Parent - By Vasik Rajlich (Silver) [hu] Date 2008-04-19 12:08
Ok, this is possible in theory - but it would be extremely difficult. I can't imagine that you could ever fool Rybka into thinking that the King's Gambit is winning, for example.

Vas
Parent - - By buffos (Silver) [gr] Date 2008-04-16 08:43
Persistent Hash and of course the ability to manipulate it (edit) in  the future will be a great tool not for those using engines to play chess but to analyze.
Lets say we analyze the Nf7 sacrifice of Topalov-Kramnik game. We create a very big tree of analysis , going back and forth, making many conclusions BUT we cannot make the engine aware of those. So if we have an editable hash  we could "Load" the hash from the tree of analysis we did WITH the evaluations we found.

Now imagine the possibilities. The engine is aware of very deep analysis and can actually help find hidden resources that it could not find because of mis evaluation.
Of course for this to happen correctly loaded hash entries should be modified by the engine only after certain conditions (for example the engine without the hash would still not see if a move is bad 20 move ahead and will be tempted to assign again to the hash table a different value. This should be avoided  and changing of values from the engine should be maid only if the extension of the new analysis is comparable to the lenght of the line that provided the current evaluation.

Anyway i think that engines should not be only used as "chess" horses  to compit in engine events, they are analysis tools, and it would be very nice to see some evolution at that field.
Parent - - By Vasik Rajlich (Silver) [hu] Date 2008-04-19 12:10

> Now imagine the possibilities.
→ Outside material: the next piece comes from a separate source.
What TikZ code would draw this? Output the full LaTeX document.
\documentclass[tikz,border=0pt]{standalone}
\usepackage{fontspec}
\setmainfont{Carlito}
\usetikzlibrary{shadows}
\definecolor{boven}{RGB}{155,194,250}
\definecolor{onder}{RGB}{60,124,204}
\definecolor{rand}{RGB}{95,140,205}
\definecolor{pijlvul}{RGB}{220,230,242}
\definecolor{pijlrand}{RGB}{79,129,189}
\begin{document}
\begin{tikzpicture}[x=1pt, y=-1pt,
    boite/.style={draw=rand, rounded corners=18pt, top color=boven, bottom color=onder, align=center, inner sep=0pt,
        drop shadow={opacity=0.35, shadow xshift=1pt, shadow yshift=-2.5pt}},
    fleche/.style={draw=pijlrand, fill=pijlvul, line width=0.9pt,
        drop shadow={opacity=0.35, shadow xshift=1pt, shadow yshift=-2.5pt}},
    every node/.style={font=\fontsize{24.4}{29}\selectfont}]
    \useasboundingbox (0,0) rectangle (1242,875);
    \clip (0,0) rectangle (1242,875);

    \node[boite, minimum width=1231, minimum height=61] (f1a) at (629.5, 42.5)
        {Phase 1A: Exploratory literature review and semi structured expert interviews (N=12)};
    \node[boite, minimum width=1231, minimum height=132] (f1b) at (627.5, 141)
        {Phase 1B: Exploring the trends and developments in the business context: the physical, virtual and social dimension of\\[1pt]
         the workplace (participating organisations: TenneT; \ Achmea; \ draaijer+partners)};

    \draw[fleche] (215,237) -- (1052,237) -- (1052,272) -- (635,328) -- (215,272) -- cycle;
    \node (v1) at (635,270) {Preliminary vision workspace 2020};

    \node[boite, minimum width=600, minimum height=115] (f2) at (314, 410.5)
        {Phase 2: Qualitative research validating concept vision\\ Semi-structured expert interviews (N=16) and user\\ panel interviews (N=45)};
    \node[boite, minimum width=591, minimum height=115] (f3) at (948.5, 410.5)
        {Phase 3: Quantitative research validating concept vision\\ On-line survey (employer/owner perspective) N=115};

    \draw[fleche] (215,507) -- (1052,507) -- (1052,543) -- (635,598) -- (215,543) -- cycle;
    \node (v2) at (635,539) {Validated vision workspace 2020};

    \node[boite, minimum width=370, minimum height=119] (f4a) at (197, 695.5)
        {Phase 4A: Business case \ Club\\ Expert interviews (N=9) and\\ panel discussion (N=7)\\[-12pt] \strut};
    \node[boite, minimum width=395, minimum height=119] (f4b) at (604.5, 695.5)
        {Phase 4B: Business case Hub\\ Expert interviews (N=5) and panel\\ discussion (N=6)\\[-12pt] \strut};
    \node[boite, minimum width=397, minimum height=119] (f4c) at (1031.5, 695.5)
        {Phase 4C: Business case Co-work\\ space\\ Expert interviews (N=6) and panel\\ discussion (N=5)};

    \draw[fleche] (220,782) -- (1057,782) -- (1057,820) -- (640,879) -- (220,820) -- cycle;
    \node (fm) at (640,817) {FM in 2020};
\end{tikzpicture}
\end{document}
The engine is aware of very deep analysis and can actually help find hidden resources that it could not find because of mis evaluation.


Of course for this to happen correctly loaded hash entries should be modified by the engine only after certain conditions (for example the engine without the hash would still not see if a move is bad 20 move ahead and will be tempted to assign again to the hash table a different value. This should be avoided  and changing of values from the engine should be maid only if the extension of the new analysis is comparable to the lenght of the line that provided the current evaluation.
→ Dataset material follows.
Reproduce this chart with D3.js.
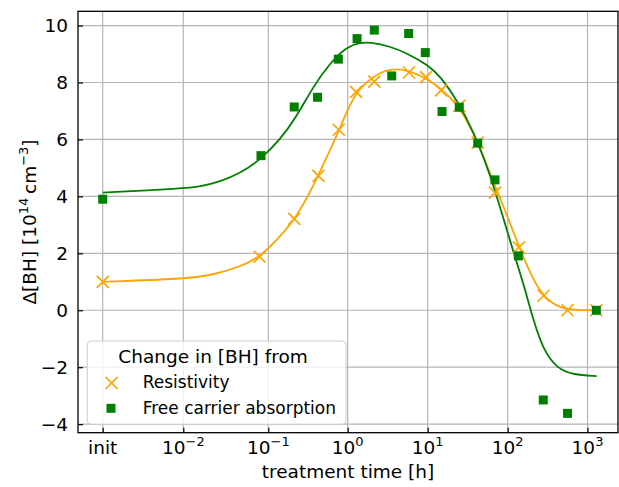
<!DOCTYPE html>
<html>
<head>
<meta charset="utf-8">
<script src="https://cdn.jsdelivr.net/npm/d3@7"></script>
<style>
  body { margin: 0; background: #fff; }
  svg { display: block; font-family: "DejaVu Sans", sans-serif; }
</style>
</head>
<body>
<div id="chart"></div>
<script>
// "init" is put one decade left of 10^-2
const INIT = 1e-3;

// tick values (hours) and their exponent labels
const xTicks = [INIT, 1e-2, 1e-1, 1, 10, 100, 1000];
const xTickExp = [null, "\u22122", "\u22121", "0", "1", "2", "3"];
const yTicks = [-4, -2, 0, 2, 4, 6, 8, 10];

// Resistivity points
const resTime = [INIT, 0.079, 0.212, 0.427, 0.771, 1.27, 2.15, 5.83, 9.53, 14.7, 24.8, 42.2, 69.3, 138, 282, 562, 1290];
const resVal  = [1.0, 1.88, 3.21, 4.72, 6.34, 7.67, 8.03, 8.35, 8.19, 7.72, 7.18, 5.89, 4.13, 2.21, 0.51, 0.0, 0.0];

// Free carrier absorption points
const fcaTime = [INIT, 0.082, 0.212, 0.417, 0.762, 1.31, 2.15, 3.55, 5.78, 9.33, 15.1, 24.8, 42.2, 69.3, 136, 279, 562, 1290];
const fcaVal  = [3.90, 5.43, 7.14, 7.48, 8.82, 9.54, 9.84, 8.23, 9.72, 9.05, 6.98, 7.13, 5.87, 4.58, 1.91, -3.15, -3.62, 0.0];

// fitted curves [time, value]
const resFit = [
  [INIT, 1.0], [0.01, 1.10], [0.0225, 1.24], [0.0465, 1.53], [0.0798, 1.86],
  [0.140, 2.59], [0.217, 3.20], [0.368, 4.34], [0.58, 5.55], [0.784, 6.33],
  [1.23, 7.68], [2.09, 8.21], [3.22, 8.48], [5.46, 8.46], [10, 8.12],
  [14.3, 7.80], [23.1, 7.27], [37.2, 6.28], [60, 4.81], [97.7, 3.35],
  [138, 2.23], [209, 1.06], [279, 0.50], [411, 0.12], [664, 0.0], [1300, 0.0]
];
const fcaFit = [
  [INIT, 4.13], [0.01, 4.28], [0.0157, 4.34], [0.027, 4.52], [0.0465, 4.81],
  [0.0798, 5.28], [0.140, 5.98], [0.2275, 6.80], [0.368, 7.86], [0.598, 8.68],
  [0.971, 9.26], [1.43, 9.40], [1.9, 9.42], [3.38, 9.27], [5.47, 9.03],
  [10, 8.62], [14.3, 8.23], [23.1, 7.39], [37.2, 6.30], [60, 4.81],
  [97.7, 2.82], [118, 2.05], [157, 0.95], [209, -0.34], [279, -1.39],
  [411, -2.04], [664, -2.27], [1300, -2.31]
];

const W = 619, H = 487;
const box = { left: 78, right: 618, top: 11.3, bottom: 432.7 };
const ORANGE = "#ffa500", GREEN = "#008000";

// decades are not quite evenly spaced in the original, so a polylinear scale on log10(t)
const xLog = d3.scaleLinear()
  .domain([-3, -2, -1, 0, 1, 2, 3])
  .range([102.7, 183.3, 268.3, 347.7, 427.7, 507.7, 587.5]);
const x = t => xLog(Math.log10(t));

const y = d3.scaleLinear()
  .domain([-4.3, 10.5])
  .range([box.bottom, box.top]);

const svg = d3.select("#chart").append("svg")
  .attr("width", W)
  .attr("height", H);

svg.append("defs").append("clipPath").attr("id", "clip")
  .append("rect")
  .attr("x", box.left).attr("y", box.top)
  .attr("width", box.right - box.left).attr("height", box.bottom - box.top);

// grid
const grid = svg.append("g").attr("stroke", "#b5b5b5").attr("stroke-width", 1.2);
grid.selectAll("line.v").data(xTicks).join("line")
  .attr("x1", d => x(d)).attr("x2", d => x(d))
  .attr("y1", box.top).attr("y2", box.bottom);
grid.selectAll("line.h").data(yTicks).join("line")
  .attr("x1", box.left).attr("x2", box.right)
  .attr("y1", d => y(d)).attr("y2", d => y(d));

const plot = svg.append("g").attr("clip-path", "url(#clip)");

const line = d3.line()
  .x(d => x(d[0]))
  .y(d => y(d[1]))
  .curve(d3.curveBasis);

plot.append("path").datum(resFit)
  .attr("fill", "none").attr("stroke", ORANGE).attr("stroke-width", 1.8)
  .attr("d", line);
plot.append("path").datum(fcaFit)
  .attr("fill", "none").attr("stroke", GREEN).attr("stroke-width", 1.8)
  .attr("d", line);

const cross = "M-6,-6L6,6M-6,6L6,-6";
plot.selectAll("path.res").data(resTime).join("path")
  .attr("class", "res")
  .attr("d", cross)
  .attr("transform", (t, i) => `translate(${x(t)},${y(resVal[i])})`)
  .attr("stroke", ORANGE).attr("stroke-width", 1.7).attr("fill", "none");

const sq = 9;
plot.selectAll("rect.fca").data(fcaTime).join("rect")
  .attr("class", "fca")
  .attr("x", t => x(t) - sq / 2)
  .attr("y", (t, i) => y(fcaVal[i]) - sq / 2)
  .attr("width", sq).attr("height", sq)
  .attr("fill", GREEN);

// axes (ticks point inward)
const yAxis = svg.append("g")
  .attr("transform", `translate(${box.left},0)`)
  .call(d3.axisLeft(y).tickValues(yTicks).tickSize(-5).tickSizeOuter(0).tickPadding(10));
yAxis.select(".domain").remove();
yAxis.selectAll(".tick line").attr("stroke-width", 1.2);
yAxis.selectAll("text").attr("font-size", 18.5).attr("font-family", "DejaVu Sans").attr("fill", "#000");

const xAxis = svg.append("g")
  .attr("transform", `translate(0,${box.bottom})`)
  .call(d3.axisBottom(xLog).tickValues(xTicks.map(Math.log10)).tickSize(-5).tickSizeOuter(0).tickFormat(""));
xAxis.select(".domain").remove();
xAxis.selectAll(".tick line").attr("stroke-width", 1.2);

const xl = svg.append("g").attr("font-size", 18.5).attr("text-anchor", "middle");
xTicks.forEach((t, i) => {
  const txt = xl.append("text").attr("x", x(t)).attr("y", 454);
  if (xTickExp[i] === null) { txt.text("init"); return; }
  txt.append("tspan").text("10");
  txt.append("tspan").attr("font-size", 13).attr("dy", -8).text(xTickExp[i]);
});

// frame
svg.append("rect")
  .attr("x", box.left).attr("y", box.top)
  .attr("width", box.right - box.left).attr("height", box.bottom - box.top)
  .attr("fill", "none").attr("stroke", "#000").attr("stroke-width", 1.3);

// axis labels
svg.append("text")
  .attr("x", (box.left + box.right) / 2).attr("y", 478)
  .attr("text-anchor", "middle").attr("font-size", 18.5)
  .text("treatment time [h]");

const yl = svg.append("text")
  .attr("transform", `translate(36,${(box.top + box.bottom) / 2}) rotate(-90)`)
  .attr("text-anchor", "middle").attr("font-size", 18.5);
yl.append("tspan").text("\u0394[BH] [10");
yl.append("tspan").attr("font-size", 13).attr("dy", -8).text("14");
yl.append("tspan").attr("dy", 8).text("\u2009cm");
yl.append("tspan").attr("font-size", 13).attr("dy", -8).text("\u22123");
yl.append("tspan").attr("dy", 8).text("]");

// legend
const lg = svg.append("g");
lg.append("rect")
  .attr("x", 87.3).attr("y", 341).attr("width", 258.7).attr("height", 83.3)
  .attr("rx", 4)
  .attr("fill", "#fff").attr("fill-opacity", 0.8)
  .attr("stroke", "#cccccc").attr("stroke-width", 1);
lg.append("text").attr("x", 118.3).attr("y", 363.3).attr("font-size", 18.5)
  .text("Change in [BH] from");
lg.append("path").attr("d", cross)
  .attr("transform", "translate(111.5,383)")
  .attr("stroke", ORANGE).attr("stroke-width", 1.7).attr("fill", "none");
lg.append("text").attr("x", 142.7).attr("y", 388.3).attr("font-size", 17)
  .text("Resistivity");
lg.append("rect").attr("x", 111 - sq / 2).attr("y", 408.3 - sq / 2)
  .attr("width", sq).attr("height", sq).attr("fill", GREEN);
lg.append("text").attr("x", 142.7).attr("y", 414).attr("font-size", 17)
  .text("Free carrier absorption");
</script>
</body>
</html>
Right. The way to say this is that entries are replaced only by entries with a higher depth.

There are some cases where inferior entries can replace superior ones - those are just the vagaries of search.

Vas
Parent - - By buffos (Silver) [gr] Date 2008-04-21 13:52
Yes. its not simple. its need a rule to replace and it needs experimentations. Not an easy tool, and not a tool for the "masses" but certainly a tool to bring analysis to the next level.

For example a rule can be divized that  will have a) distance from max depth (the engine is calculating a score and the end leave node is D (distance) nodes away. b)score difference between current node and distant node , name it S. Probably the depth of the current evaluation has to be taken in account. Lets name d the depth of the current evaluation

So a simple inequality like 1/(coeff1*d-D)<coeff2*S should hold for the Score to change. or in compact form  [ coeff<S*(coeff1*d-D)] where coeff should be determined. 
Of course to make it 100% correct i must include abs of S and write the inequality   coeff<abs[S]*(coeff1*d-D)
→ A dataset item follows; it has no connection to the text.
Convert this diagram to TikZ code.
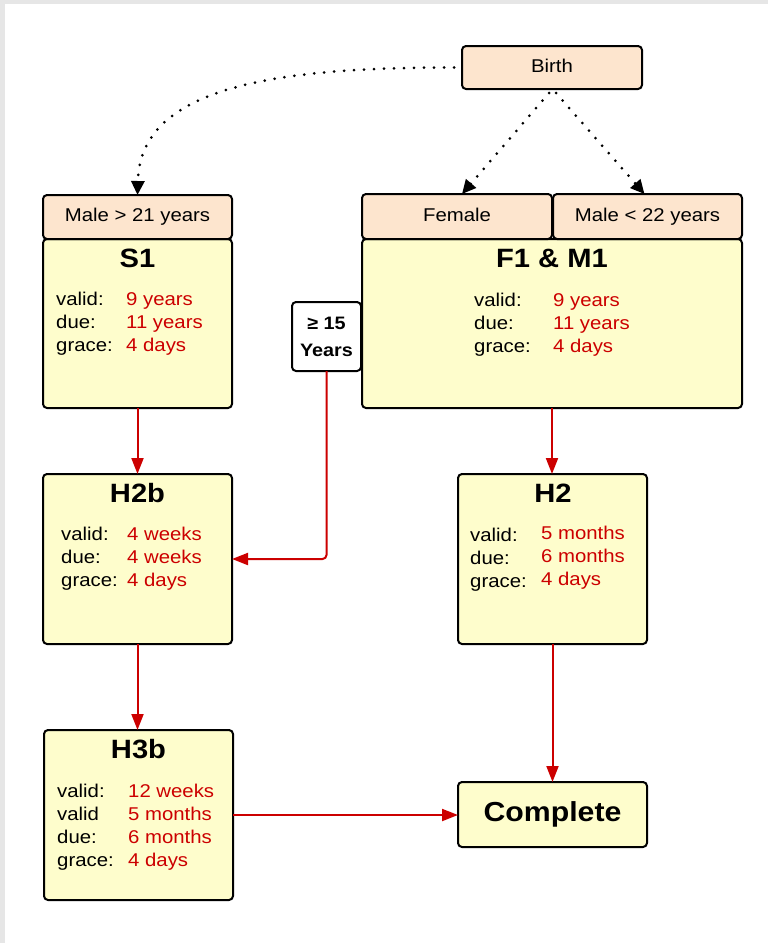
\documentclass[tikz,border=0pt]{standalone}
\usepackage{fontspec}
\setmainfont{Liberation Sans}[FakeStretch=1.1]
\usetikzlibrary{arrows.meta}
\definecolor{peach}{HTML}{FDE5CE}
\definecolor{pale}{HTML}{FEFDCC}
\definecolor{redd}{HTML}{CC0000}
\definecolor{framegrey}{HTML}{E6E6E6}
\tikzset{
  box/.style={draw=black, line width=2pt, rounded corners=4pt, inner sep=0pt, outer sep=0pt},
  hbox/.style={box, fill=peach, font=\fontsize{18.5}{18.5}\selectfont, text height=13pt, text depth=4pt},
  ybox/.style={box, fill=pale},
  lab/.style={anchor=base west, inner sep=0pt, font=\fontsize{18.5}{18.5}\selectfont},
  val/.style={lab, text=redd},
  ttl/.style={anchor=base, inner sep=0pt, font=\bfseries\fontsize{26.5}{26.5}\selectfont},
  redarr/.style={draw=redd, line width=2pt, -{Triangle[length=16pt,width=12pt]}},
  dotarr/.style={line width=3pt, dash pattern=on 0pt off 10pt, line cap=round, -{Triangle[length=14pt,width=13pt]}}
}
\begin{document}
\begin{tikzpicture}[x=1pt,y=-1pt]
\useasboundingbox (0,0) rectangle (768,943);
\fill[framegrey] (0,0) rectangle (768,943);
\fill[white] (5,4) rectangle (768,943);

% boxes
\node[hbox, minimum width=180pt, minimum height=43pt] (birth) at (552,67.5) {Birth};
\node[ybox, minimum width=189pt, minimum height=169pt] (s1) at (137.5,323.5) {};
\node[hbox, minimum width=189pt, minimum height=44pt] (m21) at (137.5,217) {Male > 21 years};
\node[ybox, minimum width=380pt, minimum height=169pt] (f1) at (552,323.5) {};
\node[hbox, minimum width=190pt, minimum height=45pt] (fem) at (457,216.5) {Female};
\node[hbox, minimum width=189pt, minimum height=45pt] (m22) at (647.5,216.5) {Male < 22 years};
\node[box, fill=white, minimum width=69pt, minimum height=69pt, align=center,
      font=\bfseries\fontsize{18}{27}\selectfont] (b15) at (326.5,336.5) {≥ 15\\Years};
\node[ybox, minimum width=189pt, minimum height=170pt] (h2b) at (137.5,559) {};
\node[ybox, minimum width=189pt, minimum height=170pt] (h2) at (552.5,559) {};
\node[ybox, minimum width=189pt, minimum height=170pt] (h3b) at (138.5,815) {};
\node[ybox, minimum width=189pt, minimum height=65pt, font=\bfseries\fontsize{27.5}{27.5}\selectfont] (comp) at (552.5,814.5) {Complete};

% S1 text
\node[ttl] (s1t) at (137.5,267) {S1};
\node[lab] (s1l1) at (56,305) {valid:};
\node[lab] (s1l2) at (56,328) {due:};
\node[lab] (s1l3) at (56,351) {grace:};
\node[val] (s1v1) at (126,305) {9 years};
\node[val] (s1v2) at (126,328) {11 years};
\node[val] (s1v3) at (126,351) {4 days};

% F1 & M1 text
\node[ttl] (f1t) at (552,267) {F1 \& M1};
\node[lab] (f1l1) at (474,306) {valid:};
\node[lab] (f1l2) at (474,329) {due:};
\node[lab] (f1l3) at (474,352) {grace:};
\node[val] (f1v1) at (553,306) {9 years};
\node[val] (f1v2) at (553,329) {11 years};
\node[val] (f1v3) at (553,352) {4 days};

% H2b text
\node[ttl] (h2bt) at (137.5,502) {H2b};
\node[lab] (h2bl1) at (61,540) {valid:};
\node[lab] (h2bl2) at (61,563) {due:};
\node[lab] (h2bl3) at (61,586) {grace:};
\node[val] (h2bv1) at (127,540) {4 weeks};
\node[val] (h2bv2) at (127,563) {4 weeks};
\node[val] (h2bv3) at (127,586) {4 days};

% H2 text
\node[ttl] (h2t) at (553,502) {H2};
\node[lab] (h2l1) at (470,541) {valid:};
\node[lab] (h2l2) at (470,564) {due:};
\node[lab] (h2l3) at (470,587) {grace:};
\node[val] (h2v1) at (541,539) {5 months};
\node[val] (h2v2) at (541,562) {6 months};
\node[val] (h2v3) at (541,585) {4 days};

% H3b text
\node[ttl] (h3bt) at (138.5,758) {H3b};
\node[lab] (h3bl1) at (57,797) {valid:};
\node[lab] (h3bl2) at (57,820) {valid};
\node[lab] (h3bl3) at (57,843) {due:};
\node[lab] (h3bl4) at (57,866) {grace:};
\node[val] (h3bv1) at (128,797) {12 weeks};
\node[val] (h3bv2) at (128,820) {5 months};
\node[val] (h3bv3) at (128,843) {6 months};
\node[val] (h3bv4) at (128,866) {4 days};

% dotted connectors
\draw[dotarr] ([xshift=-8pt]birth.west) .. controls (250,67) and (140,95) .. (m21.north);
\draw[dotarr] ([xshift=-3pt,yshift=-4pt]birth.south) -- ([xshift=5pt]fem.north);
\draw[dotarr] ([xshift=4pt,yshift=-4pt]birth.south) -- ([xshift=-3pt]m22.north);

% red connectors
\draw[redarr] (s1.south) -- (h2b.north);
\draw[redarr] (f1.south) -- (f1.south |- h2.north);
\draw[redarr, rounded corners=4pt] (b15.south) |- (h2b.east);
\draw[redarr] (h2b.south) -- (h2b.south |- h3b.north);
\draw[redarr] (h2.south) -- (comp.north);
\draw[redarr] (h3b.east) -- (h3b.east -| comp.west);
\end{tikzpicture}
\end{document}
So as the engine approaches end leaves and searches more and more deeply the search evaluation scores could be used to substitute the current scores

Trial and error can find correct coeffs but ths simple coeff1= 0.5 and coeff=0.1 will probably do the job.
Parent - - By Vasik Rajlich (Silver) [hu] Date 2008-04-22 23:55
Sorry, you really lost me here :)

The mechanics of a persistent hash are actually quite simple. When a position is searched, it is stored in the persistent hash with the depth at which it was searched. Later, the result is used when it has a high-enough depth.

Vas
Parent - - By buffos (Silver) [gr] Date 2008-04-23 08:00
Its very simple. (the formula describes a rule to change the persistent hash with the engine's calculated score
Imagine you are at position A. You start the engine and it reaches a position B.
Position B is also in the persistent hash table. Define D as the depth distance between A and B
Also the engine shows a score S difference reached at calculated depth d
We want to trust the engine score if its really searches deeper AND has an significant difference in score.
This is what the formula says

The formula says   coeff<abs[S]      *   (coeff1*d-D):
                                            ^         ^           ^
                                             |          |            |
                                          score    AND     deep enough

Lets say coeff=0.5  and write it again   coeff<abs[S]*(0.5*d-D)

(0.5*d-D) is positive if the engine's evaluation for position B (which is D far away)  has searched Double that distance.
So Big S and Big Depth will be required to overwrite the persistent hash. Coeff is used to cutoff low score-low depth combination
Parent - - By Vasik Rajlich (Silver) [hu] Date 2008-04-24 08:07
I still don't follow. What is the "score difference" - ie. what is subtracted from what?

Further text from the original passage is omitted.